Most of Amazon's initiatives are still clearly driven from the US. Quite a few have yet to reach our stores -- there's a much higher level of personalisation on the US site, which offers a gold box feature to provide shoppers with cut-price goods for a limited time, for example. In-store pickup is also available stateside -- people can collect their goods from their local Borders, Circuit City of Office Depot stores. This boosts Amazon's revenue during the precious last-minute Christmas shopping period, when posted goods may not arrive in time. Ultimately, Amazon hopes to provide the same product lines and technological platforms across all its global sites.
Amazon's aggressiveness on pricing has paid off well. In the UK, many of its goods -- including books sell at 30 per cent off -- and its free delivery on orders over [pounds sterling]39 has been a huge success.
"We never pre-announce new services, but you'll see more of the same," Terrell says. "We'll continue to execute on our existing strategy of increasing selection and lowering prices."
Amazon's been in the news recently after speculation that it was in talks with Apple to licence its popular iTunes digital music store. Whether it teams up with Apple or not, digital music downloads are something Amazon's founder and CEO Jeff Bezos has been thinking about for years. Terrell says. "Inevitably, online retailers are going to be best placed when it comes to selling digital downloads of music. Until a year ago, I don't think anyone had really got it right."
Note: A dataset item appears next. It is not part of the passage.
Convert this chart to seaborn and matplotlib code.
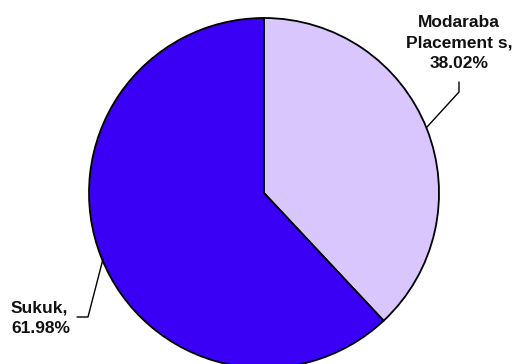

Although Amazon argues that it's the most popular e-commerce site in the UK, recent figures from Nielsen//NetRatings suggest that eBay overtook Amazon.co.uk in the popularity stakes for the first time in March 2003, increasing its audience to 6.8 million compared to Amazon.co.uk's 6.1 million. But the difference is negligible, and Terrell isn't worried. "We're focused on expanding our selection," he says.